In 2012, in the age of blogging sites crammed with gadgets and editable from anywhere you are, there was much less justification to maintain an own server for the homepage. So, while I had to retire a few features like bibliography pages dynamically generated from a Bibtex database, I moved to a hosted solution at Blogger, adding individual pages I had as posts. No more coding on this homepage for me. (If I had to do this again now in 2017, I probably would do it on Wordpress.)

I did want to maintain the overall navigation, with pages dedicated to the different areas of interest, showing an index of the posts for that topic. This is not supported by Blogger directly. The common approach to do topic pages is to label your posts, and then define pages as URLs that run a label search, like the following:


which will list out all the posts matching the given labels. However, this does not allow you to customize the content of the resulting page layout, and the posts are dumped in their entirety, without a way to just list the titles as an index.

To get around this, I originally used yahoo pipes. Since they shut down in 2015,  I switched to feed2js.org. You can generate an RSS feed for posts with given labels with an URL like this:

http://bioinfoxy.blogspot.com/feeds/posts/default/-/essay/management&alt=Rss

(add the parameter max-results, if you want more than the default number; I only need that for the table of contents index). Paste your feed URL into feed2js, select how you want the output to look like (in my case, title list only), and copy the resulting javascript snippet into your page where you want the index to appear. Voilá, dynamically generated index pages.

Original Version


What follows is a trip down memory lane, about the way the page used to be built.

I originally designed my pages by hand in HTML and a text editor. Apart from very few exceptions, all the HTML has been written by hand using just SELFHTML and some O'Reilly books. No fancy hompage-design tools, just the text editor. I used GNU Emacs which comes with a built-in HTML mode that does formatting, syntax highlighting, tag completion and other stuff. And it'll do the same for your favorite programming language. Homepage design environments are also good and speed you up, saving you the nitty gritty positioning and table stuff. They also tend to use less deprecated tags, and tell you which attributes you can use with which tags up front. NetObjects Fusion even lets you choose if you want your formatting done with nested tables or with CSS, and chose which pages to publish - pretty impressive. So maybe it would be worth to trade control for convenience.

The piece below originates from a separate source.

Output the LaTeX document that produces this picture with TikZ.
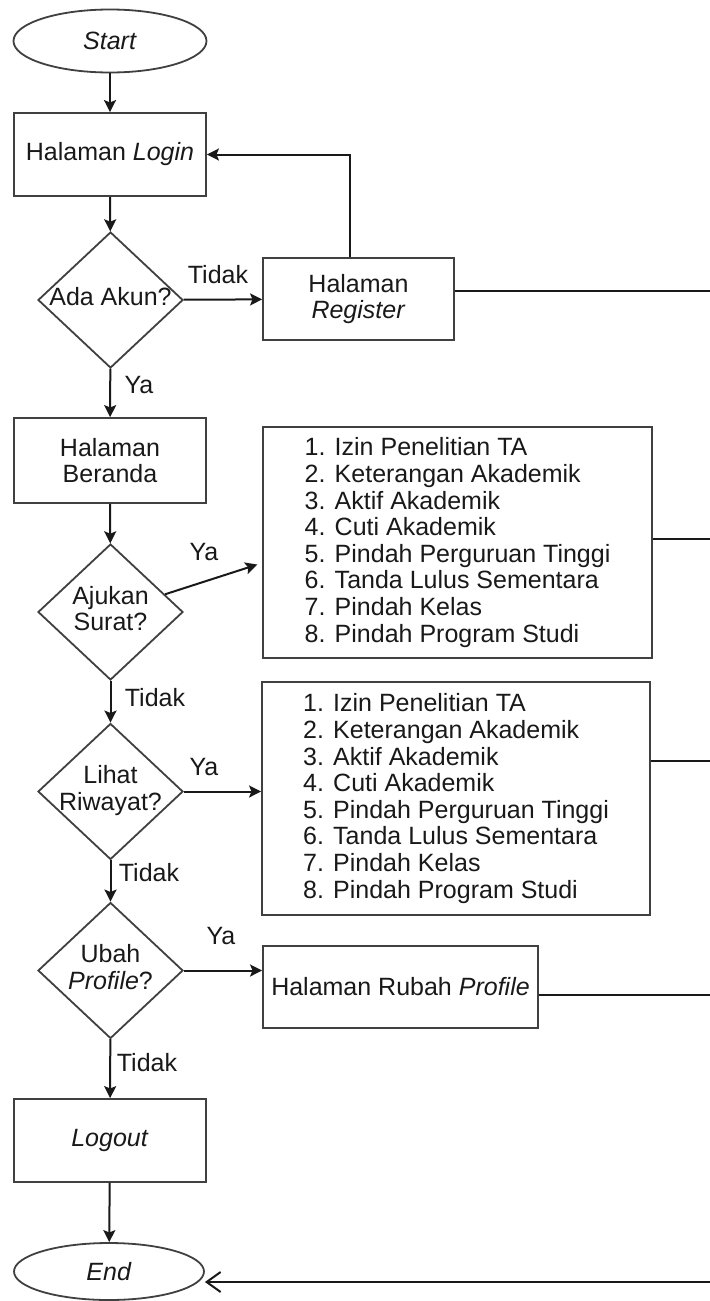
\documentclass[tikz,border=0pt]{standalone}
\usepackage{fontspec}
\setmainfont{Liberation Sans}
\usetikzlibrary{shapes.geometric,arrows.meta}
% two-line text inside a decision diamond, kept from widening the shape
\newcommand{\dlabel}[1]{\makebox[0pt]{\begin{tabular}{@{}c@{}}#1\end{tabular}}}
\begin{document}
\begin{tikzpicture}[x=0.5pt,y=-0.5pt,
  font=\fontsize{12.5}{13.3}\selectfont,
  every node/.style={text=black!90},
  proc/.style={draw=black!75, line width=0.9pt, rectangle, inner sep=0pt, align=center},
  term/.style={draw=black!75, line width=0.9pt, ellipse, inner sep=0pt},
  decision/.style={draw=black!75, line width=0.9pt, diamond, inner sep=0pt,
                   minimum width=72.5pt, minimum height=68pt},
  flow/.style={draw=black!90, line width=1pt, -{Stealth[length=6pt,width=6pt,inset=1.2pt]}},
  link/.style={draw=black!90, line width=1pt},
  lbl/.style={inner sep=0pt}
]
\path[use as bounding box, fill=white] (0,0) rectangle (710,1301);

% main column
\node[term, minimum width=96.5pt, minimum height=31.5pt] (start) at (110,41) {\textit{Start}};
\node[proc, minimum width=96pt, minimum height=41.5pt] (login) at (110,154.5) {Halaman \textit{Login}};
\node[decision] (ada) at (110.5,300) {\dlabel{Ada Akun?}};
\node[proc, minimum width=96pt, minimum height=42.5pt] (beranda) at (110,460.5) {Halaman\\Beranda};
\node[decision] (ajukan) at (110.5,612) {\dlabel{Ajukan\\Surat?}};
\node[decision] (lihat) at (110.5,791.5) {\dlabel{Lihat\\Riwayat?}};
\node[decision] (ubah) at (110.5,970.5) {\dlabel{Ubah\\\textit{Profile}?}};
\node[proc, minimum width=96pt, minimum height=41.5pt] (logout) at (110,1140.5) {\textit{Logout}};
\node[term, minimum width=95pt, minimum height=28.5pt] (end) at (109,1271.5) {\textit{End}};

% side pages
\node[proc, minimum width=95.5pt, minimum height=41pt] (reg) at (358.5,299) {Halaman\\\textit{Register}};
\node[proc, align=left, minimum width=194.5pt, minimum height=115.5pt] (surat) at (457.5,542.5)
  {1. Izin Penelitian TA\\2. Keterangan Akademik\\3. Aktif Akademik\\4. Cuti Akademik\\5. Pindah Perguruan Tinggi\\6. Tanda Lulus Sementara\\7. Pindah Kelas\\8. Pindah Program Studi};
\node[proc, align=left, minimum width=194pt, minimum height=116.5pt] (riwayat) at (456,798.5)
  {1. Izin Penelitian TA\\2. Keterangan Akademik\\3. Aktif Akademik\\4. Cuti Akademik\\5. Pindah Perguruan Tinggi\\6. Tanda Lulus Sementara\\7. Pindah Kelas\\8. Pindah Program Studi};
\node[proc, minimum width=137.5pt, minimum height=41pt] (rubah) at (400.5,987) {Halaman Rubah \textit{Profile}};

% branch labels
\node[lbl] (tAda) at (218,275) {Tidak};
\node[lbl] (yAda) at (139,385) {Ya};
\node[lbl] (yAju) at (204,552) {Ya};
\node[lbl] (tAju) at (155,698) {Tidak};
\node[lbl] (yLih) at (204,767) {Ya};
\node[lbl] (tLih) at (149,873) {Tidak};
\node[lbl] (yUba) at (221,936) {Ya};
\node[lbl] (tUba) at (147,1063) {Tidak};

% lines running off to the right edge
\coordinate (regout) at (710,291);
\coordinate (suratout) at (710,539);
\coordinate (riwayatout) at (710,761);
\coordinate (rubahout) at (710,995);
\coordinate (endin) at (710,1282);

% connectors
\draw[flow] (start) -- (login);
\draw[flow] (login) -- (ada);
\draw[flow] (ada) -- (reg);
\draw[flow] ([xshift=-4.25pt]reg.north) |- (login.east);
\draw[link] (regout -| reg.east) -- (regout);
\draw[flow] (ada) -- (beranda);
\draw[flow] (beranda) -- (ajukan);
\draw[flow, shorten >=2.5pt] (ajukan.18) -- ([yshift=-10.25pt]surat.west);
\draw[link] (suratout -| surat.east) -- (suratout);
\draw[flow] (ajukan) -- (lihat);
\draw[flow] (lihat.east) -- (lihat.east -| riwayat.west);
\draw[link] (riwayatout -| riwayat.east) -- (riwayatout);
\draw[flow] (lihat) -- (ubah);
\draw[flow] (ubah.east) -- (ubah.east -| rubah.west);
\draw[link] (rubahout -| rubah.east) -- (rubahout);
\draw[flow] (ubah) -- (logout);
\draw[flow] (logout) -- (end);
\draw[link, -{Straight Barb[length=7pt,width=10pt]}] (endin) -- (endin -| end.east);
\end{tikzpicture}
\end{document}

I used Linklint, a free Perl script, to check my pages for dead links. It's amazing how fast links turn stale. Using a blogging site like Blogger is by far the most convenient way I know of for keeping up a "What's new" log - or any other kind of log. It's easy, comfortable, you can reach it from everywhere, and it's completely free.

The most interesting parts of my page from a technical point of view were the navigation bars. Since my page had to run on any hosted platform (like STRATO, which did not support PHP or SSI at the time), I could not rely on server parsed html or rewrite rules, like I could if I ran my own server, to inline stuff. Also a database back-end and CGI-Perl scripts were out of reach. So the page was produced via perl scripts from my internal version of the page, which pre-calculated all the relative paths and did the inlining.